**DIRECTIONS**
Write the data out again exactly, with no pictures.

**SOURCE MATERIAL**
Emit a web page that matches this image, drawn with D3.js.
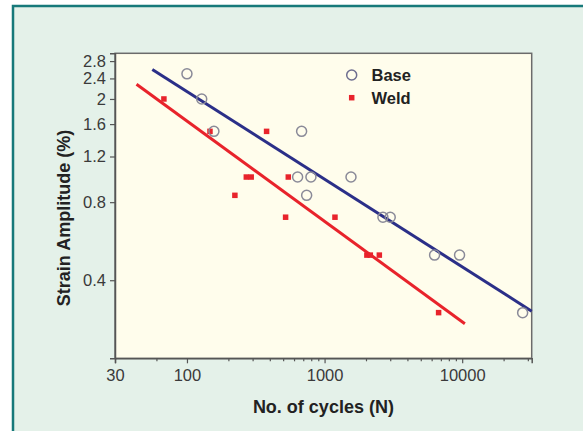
<!DOCTYPE html>
<html>
<head>
<meta charset="utf-8">
<script src="https://cdn.jsdelivr.net/npm/d3@7"></script>
<style>
html,body{margin:0;padding:0;background:#fff;}
svg{display:block;font-family:"Liberation Sans",Arial,Helvetica,sans-serif;}
svg .tick text{font-size:16.5px;fill:#3a3a3a;}
</style>
</head>
<body>
<svg id="chart" width="583" height="431"></svg>
<script>
// ---- data ----
const baseCycles = [100, 128, 157, 681, 637, 796, 741, 1556, 2655, 3000, 6300, 9570, 27500];
const baseStrain = [2.5, 2.0, 1.5, 1.5, 1.0, 1.0, 0.85, 1.0, 0.7, 0.7, 0.5, 0.5, 0.3];
const weldCycles = [68, 147, 379, 270, 293, 545, 223, 521, 1190, 2030, 2150, 2500, 6740];
const weldStrain = [2.0, 1.5, 1.5, 1.0, 1.0, 1.0, 0.85, 0.7, 0.7, 0.5, 0.5, 0.5, 0.3];
const baseFitCycles = [56, 32000];
const baseFitStrain = [2.6, 0.304];
const weldFitCycles = [43, 10460];
const weldFitStrain = [2.28, 0.272];
const yTickValues = [0.4, 0.8, 1.2, 1.6, 2, 2.4, 2.8];
const xMajorTicks = [30, 100, 1000, 10000];
const xMinorTicks = [60, 200, 300, 400, 500, 600, 700, 800, 900, 2000, 3000, 4000, 5000, 6000, 7000, 8000, 9000, 20000, 30000];
const seriesNames = ["Base", "Weld"];

const svg = d3.select("#chart");
const L = 115, R = 531.7, T = 53.3, B = 358.3;

// outer frame
svg.append("rect").attr("x", 13).attr("y", 6).attr("width", 600).attr("height", 450)
  .attr("fill", "#e4f1e9").attr("stroke", "#17797a").attr("stroke-width", 2.5);

const x = d3.scaleLog().domain([30, 32000]).range([L, R]);
const y = d3.scaleLog().domain([0.2, 3.0]).range([B, T]);

// plot background
svg.append("rect").attr("x", L).attr("y", T).attr("width", R - L).attr("height", B - T)
  .attr("fill", "#fffdec").attr("stroke", "#6b6b6b").attr("stroke-width", 1.5);

// axes
const xAxisMajor = d3.axisBottom(x).tickValues(xMajorTicks).tickFormat(d3.format("d")).tickSize(5).tickPadding(6);
const xAxisMinor = d3.axisBottom(x).tickValues(xMinorTicks).tickFormat("").tickSize(3);
const gx = svg.append("g").attr("transform", `translate(0,${B})`);
gx.call(xAxisMajor);
const gxm = svg.append("g").attr("transform", `translate(0,${B})`).call(xAxisMinor);
gxm.select(".domain").remove();

const yAxis = d3.axisLeft(y).tickValues(yTickValues).tickFormat(d => String(d)).tickSize(5).tickPadding(4);
const gy = svg.append("g").attr("transform", `translate(${L},0)`).call(yAxis);

[gx, gxm, gy].forEach(g => {
  g.attr("font-size", 16.5).attr("font-family", "'Liberation Sans', Arial, sans-serif");
  g.selectAll(".domain").attr("stroke", "#555").attr("stroke-width", 1.5);
  g.selectAll(".tick line").attr("stroke", "#555").attr("stroke-width", 1.2);
  g.selectAll(".tick text").attr("fill", "#3a3a3a").attr("font-size", 16.5);
});

// fit lines
const line = d3.line().x(d => x(d[0])).y(d => y(d[1]));
svg.append("path").datum(baseFitCycles.map((c, i) => [c, baseFitStrain[i]]))
  .attr("d", line).attr("fill", "none").attr("stroke", "#2b2f88").attr("stroke-width", 3);
svg.append("path").datum(weldFitCycles.map((c, i) => [c, weldFitStrain[i]]))
  .attr("d", line).attr("fill", "none").attr("stroke", "#e8232b").attr("stroke-width", 3);

// points
const sq = 5.5;
svg.append("g").selectAll("rect").data(weldCycles.map((c, i) => [c, weldStrain[i]])).join("rect")
  .attr("x", d => x(d[0]) - sq / 2).attr("y", d => y(d[1]) - sq / 2)
  .attr("width", sq).attr("height", sq).attr("fill", "#e8232b");
svg.append("g").selectAll("circle").data(baseCycles.map((c, i) => [c, baseStrain[i]])).join("circle")
  .attr("cx", d => x(d[0])).attr("cy", d => y(d[1])).attr("r", 5)
  .attr("fill", "none").attr("stroke", "#8a8a98").attr("stroke-width", 1.5);

// legend
const lg = svg.append("g");
lg.append("circle").attr("cx", 351.7).attr("cy", 75).attr("r", 5)
  .attr("fill", "none").attr("stroke", "#6e6e90").attr("stroke-width", 1.5);
lg.append("rect").attr("x", 351.7 - sq / 2).attr("y", 97.7 - sq / 2).attr("width", sq).attr("height", sq).attr("fill", "#e8232b");
lg.selectAll("text").data(seriesNames).join("text")
  .attr("x", 371.5).attr("y", (d, i) => 81 + i * 22.7)
  .attr("font-size", 16.5).attr("font-weight", "bold").attr("fill", "#222")
  .text(d => d);

// axis titles
svg.append("text").attr("x", 323.4).attr("y", 412.5).attr("text-anchor", "middle")
  .attr("font-size", 18).attr("font-weight", "bold").attr("fill", "#222").text("No. of cycles (N)");
svg.append("text").attr("transform", "translate(70,218) rotate(-90)").attr("text-anchor", "middle")
  .attr("font-size", 18).attr("font-weight", "bold").attr("fill", "#222").text("Strain Amplitude (%)");
</script>
</body>
</html>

**PROBLEM SOLUTION**
Emit a web page that matches this image, drawn with D3.js.
<!DOCTYPE html>
<html>
<head>
<meta charset="utf-8">
<script src="https://cdn.jsdelivr.net/npm/d3@7"></script>
<style>
html,body{margin:0;padding:0;background:#fff;}
svg{display:block;font-family:"Liberation Sans",Arial,Helvetica,sans-serif;}
svg .tick text{font-size:16.5px;fill:#3a3a3a;}
</style>
</head>
<body>
<svg id="chart" width="583" height="431"></svg>
<script>
// ---- data ----
const baseCycles = [100, 128, 157, 681, 637, 796, 741, 1556, 2655, 3000, 6300, 9570, 27500];
const baseStrain = [2.5, 2.0, 1.5, 1.5, 1.0, 1.0, 0.85, 1.0, 0.7, 0.7, 0.5, 0.5, 0.3];
const weldCycles = [68, 147, 379, 270, 293, 545, 223, 521, 1190, 2030, 2150, 2500, 6740];
const weldStrain = [2.0, 1.5, 1.5, 1.0, 1.0, 1.0, 0.85, 0.7, 0.7, 0.5, 0.5, 0.5, 0.3];
const baseFitCycles = [56, 32000];
const baseFitStrain = [2.6, 0.304];
const weldFitCycles = [43, 10460];
const weldFitStrain = [2.28, 0.272];
const yTickValues = [0.4, 0.8, 1.2, 1.6, 2, 2.4, 2.8];
const xMajorTicks = [30, 100, 1000, 10000];
const xMinorTicks = [60, 200, 300, 400, 500, 600, 700, 800, 900, 2000, 3000, 4000, 5000, 6000, 7000, 8000, 9000, 20000, 30000];
const seriesNames = ["Base", "Weld"];

const svg = d3.select("#chart");
const L = 115, R = 531.7, T = 53.3, B = 358.3;

// outer frame
svg.append("rect").attr("x", 13).attr("y", 6).attr("width", 600).attr("height", 450)
  .attr("fill", "#e4f1e9").attr("stroke", "#17797a").attr("stroke-width", 2.5);

const x = d3.scaleLog().domain([30, 32000]).range([L, R]);
const y = d3.scaleLog().domain([0.2, 3.0]).range([B, T]);

// plot background
svg.append("rect").attr("x", L).attr("y", T).attr("width", R - L).attr("height", B - T)
  .attr("fill", "#fffdec").attr("stroke", "#6b6b6b").attr("stroke-width", 1.5);

// axes
const xAxisMajor = d3.axisBottom(x).tickValues(xMajorTicks).tickFormat(d3.format("d")).tickSize(5).tickPadding(6);
const xAxisMinor = d3.axisBottom(x).tickValues(xMinorTicks).tickFormat("").tickSize(3);
const gx = svg.append("g").attr("transform", `translate(0,${B})`);
gx.call(xAxisMajor);
const gxm = svg.append("g").attr("transform", `translate(0,${B})`).call(xAxisMinor);
gxm.select(".domain").remove();

const yAxis = d3.axisLeft(y).tickValues(yTickValues).tickFormat(d => String(d)).tickSize(5).tickPadding(4);
const gy = svg.append("g").attr("transform", `translate(${L},0)`).call(yAxis);

[gx, gxm, gy].forEach(g => {
  g.attr("font-size", 16.5).attr("font-family", "'Liberation Sans', Arial, sans-serif");
  g.selectAll(".domain").attr("stroke", "#555").attr("stroke-width", 1.5);
  g.selectAll(".tick line").attr("stroke", "#555").attr("stroke-width", 1.2);
  g.selectAll(".tick text").attr("fill", "#3a3a3a").attr("font-size", 16.5);
});

// fit lines
const line = d3.line().x(d => x(d[0])).y(d => y(d[1]));
svg.append("path").datum(baseFitCycles.map((c, i) => [c, baseFitStrain[i]]))
  .attr("d", line).attr("fill", "none").attr("stroke", "#2b2f88").attr("stroke-width", 3);
svg.append("path").datum(weldFitCycles.map((c, i) => [c, weldFitStrain[i]]))
  .attr("d", line).attr("fill", "none").attr("stroke", "#e8232b").attr("stroke-width", 3);

// points
const sq = 5.5;
svg.append("g").selectAll("rect").data(weldCycles.map((c, i) => [c, weldStrain[i]])).join("rect")
  .attr("x", d => x(d[0]) - sq / 2).attr("y", d => y(d[1]) - sq / 2)
  .attr("width", sq).attr("height", sq).attr("fill", "#e8232b");
svg.append("g").selectAll("circle").data(baseCycles.map((c, i) => [c, baseStrain[i]])).join("circle")
  .attr("cx", d => x(d[0])).attr("cy", d => y(d[1])).attr("r", 5)
  .attr("fill", "none").attr("stroke", "#8a8a98").attr("stroke-width", 1.5);

// legend
const lg = svg.append("g");
lg.append("circle").attr("cx", 351.7).attr("cy", 75).attr("r", 5)
  .attr("fill", "none").attr("stroke", "#6e6e90").attr("stroke-width", 1.5);
lg.append("rect").attr("x", 351.7 - sq / 2).attr("y", 97.7 - sq / 2).attr("width", sq).attr("height", sq).attr("fill", "#e8232b");
lg.selectAll("text").data(seriesNames).join("text")
  .attr("x", 371.5).attr("y", (d, i) => 81 + i * 22.7)
  .attr("font-size", 16.5).attr("font-weight", "bold").attr("fill", "#222")
  .text(d => d);

// axis titles
svg.append("text").attr("x", 323.4).attr("y", 412.5).attr("text-anchor", "middle")
  .attr("font-size", 18).attr("font-weight", "bold").attr("fill", "#222").text("No. of cycles (N)");
svg.append("text").attr("transform", "translate(70,218) rotate(-90)").attr("text-anchor", "middle")
  .attr("font-size", 18).attr("font-weight", "bold").attr("fill", "#222").text("Strain Amplitude (%)");
</script>
</body>
</html>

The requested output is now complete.